Fourier-Bessel rotational invariant eigenimages

TL;DR

This paper introduces a Fourier-Bessel basis-based PCA method for 2D images that is invariant to rotation and reflection, improving eigenimage detection and denoising over traditional PCA.

Contribution

The paper presents an efficient Fourier-Bessel PCA algorithm that handles large image sets with rotation and reflection invariance, enhancing eigenimage quality and noise reduction.

Findings

Detects more meaningful eigenimages

Improves denoising capabilities

Efficiently handles large datasets

Abstract

We present an efficient and accurate algorithm for principal component analysis (PCA) of a large set of two dimensional images, and, for each image, the set of its uniform rotations in the plane and its reflection.
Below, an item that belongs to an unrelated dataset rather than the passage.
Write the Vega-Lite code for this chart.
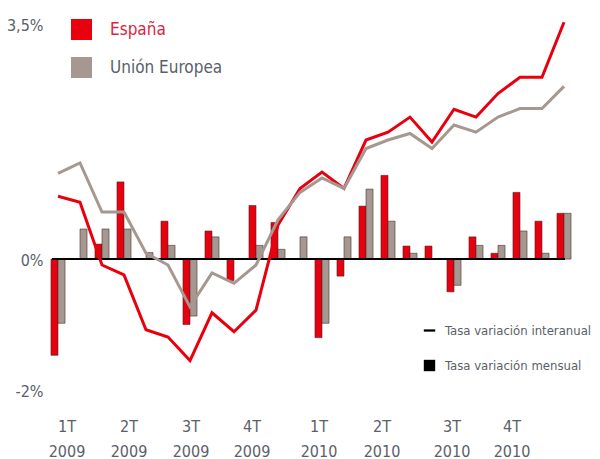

The algorithm starts by expanding each image, originally given on a Cartesian grid, in the Fourier-Bessel basis for the disk. Because the images are bandlimited in the Fourier domain, we use a sampling criterion to truncate the Fourier-Bessel expansion such that the maximum amount of information is preserved without the effect of aliasing. The constructed covariance matrix is invariant to rotation and reflection and has a special block diagonal structure. PCA is efficiently done for each block separately. This Fourier-Bessel based PCA detects more meaningful eigenimages and has improved denoising capability compared to traditional PCA for a finite number of noisy images.